Copy the data exactly; pictures stay out of the copy.
— START SUPPLIED DATA —
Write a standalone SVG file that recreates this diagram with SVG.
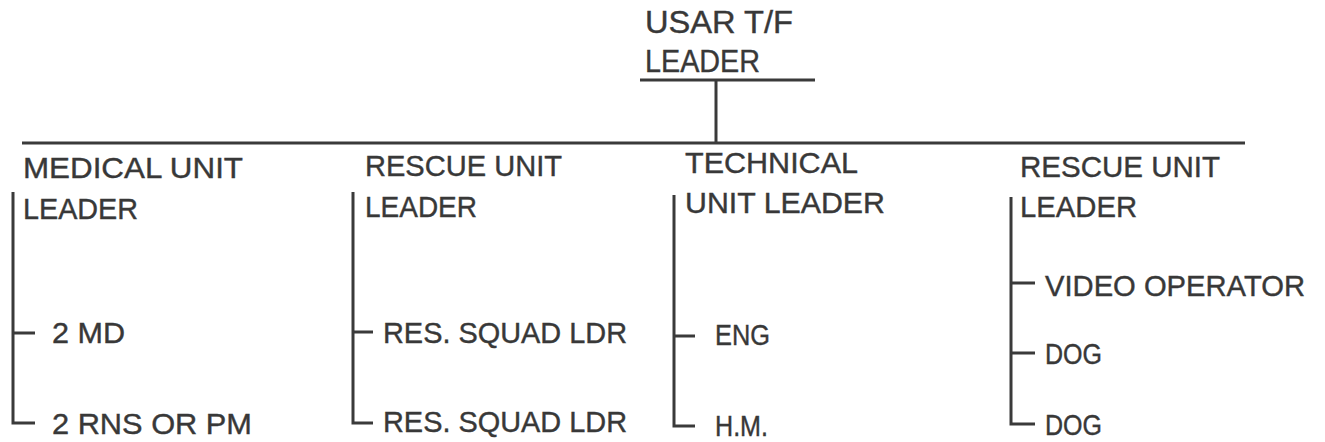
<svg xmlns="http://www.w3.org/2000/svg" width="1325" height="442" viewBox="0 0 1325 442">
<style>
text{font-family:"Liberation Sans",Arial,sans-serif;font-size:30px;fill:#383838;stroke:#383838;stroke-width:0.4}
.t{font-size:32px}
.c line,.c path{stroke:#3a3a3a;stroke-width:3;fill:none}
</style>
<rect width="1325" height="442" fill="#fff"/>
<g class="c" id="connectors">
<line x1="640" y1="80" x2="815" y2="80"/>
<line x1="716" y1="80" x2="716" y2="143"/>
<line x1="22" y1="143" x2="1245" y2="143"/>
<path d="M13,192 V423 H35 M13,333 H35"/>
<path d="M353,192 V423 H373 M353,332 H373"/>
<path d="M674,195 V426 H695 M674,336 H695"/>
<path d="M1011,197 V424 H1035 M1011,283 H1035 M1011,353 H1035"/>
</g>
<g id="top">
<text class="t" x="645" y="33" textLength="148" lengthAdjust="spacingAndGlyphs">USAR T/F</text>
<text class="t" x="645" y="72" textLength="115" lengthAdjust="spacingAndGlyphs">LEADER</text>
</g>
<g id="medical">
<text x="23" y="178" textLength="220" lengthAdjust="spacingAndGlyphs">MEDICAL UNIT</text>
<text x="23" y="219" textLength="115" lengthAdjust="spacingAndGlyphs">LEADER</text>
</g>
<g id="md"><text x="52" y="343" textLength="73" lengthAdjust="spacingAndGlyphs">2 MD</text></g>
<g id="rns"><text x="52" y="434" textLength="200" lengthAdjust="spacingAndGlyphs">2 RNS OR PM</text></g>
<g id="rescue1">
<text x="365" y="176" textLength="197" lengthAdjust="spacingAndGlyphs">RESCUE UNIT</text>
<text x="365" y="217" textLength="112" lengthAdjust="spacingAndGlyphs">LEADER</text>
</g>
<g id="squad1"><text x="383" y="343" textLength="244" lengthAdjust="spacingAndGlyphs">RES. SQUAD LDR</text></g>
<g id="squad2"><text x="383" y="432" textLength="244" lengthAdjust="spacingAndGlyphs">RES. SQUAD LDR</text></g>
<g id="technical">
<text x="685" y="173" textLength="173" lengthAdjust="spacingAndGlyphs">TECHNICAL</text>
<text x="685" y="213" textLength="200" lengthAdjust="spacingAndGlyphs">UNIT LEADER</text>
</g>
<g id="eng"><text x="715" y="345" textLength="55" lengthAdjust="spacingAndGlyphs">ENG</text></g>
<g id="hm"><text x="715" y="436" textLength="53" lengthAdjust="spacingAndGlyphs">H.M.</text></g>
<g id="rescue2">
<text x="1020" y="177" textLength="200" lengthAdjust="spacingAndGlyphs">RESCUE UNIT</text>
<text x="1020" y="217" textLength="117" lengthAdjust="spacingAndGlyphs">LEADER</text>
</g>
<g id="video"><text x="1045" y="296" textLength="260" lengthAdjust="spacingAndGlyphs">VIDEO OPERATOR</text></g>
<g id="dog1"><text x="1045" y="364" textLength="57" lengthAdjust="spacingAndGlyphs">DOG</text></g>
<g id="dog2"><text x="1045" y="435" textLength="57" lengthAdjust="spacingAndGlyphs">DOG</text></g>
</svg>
— END SUPPLIED DATA —
RESPONSE FOR THIS EXERCISE:
Write a standalone SVG file that recreates this diagram with SVG.
<svg xmlns="http://www.w3.org/2000/svg" width="1325" height="442" viewBox="0 0 1325 442">
<style>
text{font-family:"Liberation Sans",Arial,sans-serif;font-size:30px;fill:#383838;stroke:#383838;stroke-width:0.4}
.t{font-size:32px}
.c line,.c path{stroke:#3a3a3a;stroke-width:3;fill:none}
</style>
<rect width="1325" height="442" fill="#fff"/>
<g class="c" id="connectors">
<line x1="640" y1="80" x2="815" y2="80"/>
<line x1="716" y1="80" x2="716" y2="143"/>
<line x1="22" y1="143" x2="1245" y2="143"/>
<path d="M13,192 V423 H35 M13,333 H35"/>
<path d="M353,192 V423 H373 M353,332 H373"/>
<path d="M674,195 V426 H695 M674,336 H695"/>
<path d="M1011,197 V424 H1035 M1011,283 H1035 M1011,353 H1035"/>
</g>
<g id="top">
<text class="t" x="645" y="33" textLength="148" lengthAdjust="spacingAndGlyphs">USAR T/F</text>
<text class="t" x="645" y="72" textLength="115" lengthAdjust="spacingAndGlyphs">LEADER</text>
</g>
<g id="medical">
<text x="23" y="178" textLength="220" lengthAdjust="spacingAndGlyphs">MEDICAL UNIT</text>
<text x="23" y="219" textLength="115" lengthAdjust="spacingAndGlyphs">LEADER</text>
</g>
<g id="md"><text x="52" y="343" textLength="73" lengthAdjust="spacingAndGlyphs">2 MD</text></g>
<g id="rns"><text x="52" y="434" textLength="200" lengthAdjust="spacingAndGlyphs">2 RNS OR PM</text></g>
<g id="rescue1">
<text x="365" y="176" textLength="197" lengthAdjust="spacingAndGlyphs">RESCUE UNIT</text>
<text x="365" y="217" textLength="112" lengthAdjust="spacingAndGlyphs">LEADER</text>
</g>
<g id="squad1"><text x="383" y="343" textLength="244" lengthAdjust="spacingAndGlyphs">RES. SQUAD LDR</text></g>
<g id="squad2"><text x="383" y="432" textLength="244" lengthAdjust="spacingAndGlyphs">RES. SQUAD LDR</text></g>
<g id="technical">
<text x="685" y="173" textLength="173" lengthAdjust="spacingAndGlyphs">TECHNICAL</text>
<text x="685" y="213" textLength="200" lengthAdjust="spacingAndGlyphs">UNIT LEADER</text>
</g>
<g id="eng"><text x="715" y="345" textLength="55" lengthAdjust="spacingAndGlyphs">ENG</text></g>
<g id="hm"><text x="715" y="436" textLength="53" lengthAdjust="spacingAndGlyphs">H.M.</text></g>
<g id="rescue2">
<text x="1020" y="177" textLength="200" lengthAdjust="spacingAndGlyphs">RESCUE UNIT</text>
<text x="1020" y="217" textLength="117" lengthAdjust="spacingAndGlyphs">LEADER</text>
</g>
<g id="video"><text x="1045" y="296" textLength="260" lengthAdjust="spacingAndGlyphs">VIDEO OPERATOR</text></g>
<g id="dog1"><text x="1045" y="364" textLength="57" lengthAdjust="spacingAndGlyphs">DOG</text></g>
<g id="dog2"><text x="1045" y="435" textLength="57" lengthAdjust="spacingAndGlyphs">DOG</text></g>
</svg>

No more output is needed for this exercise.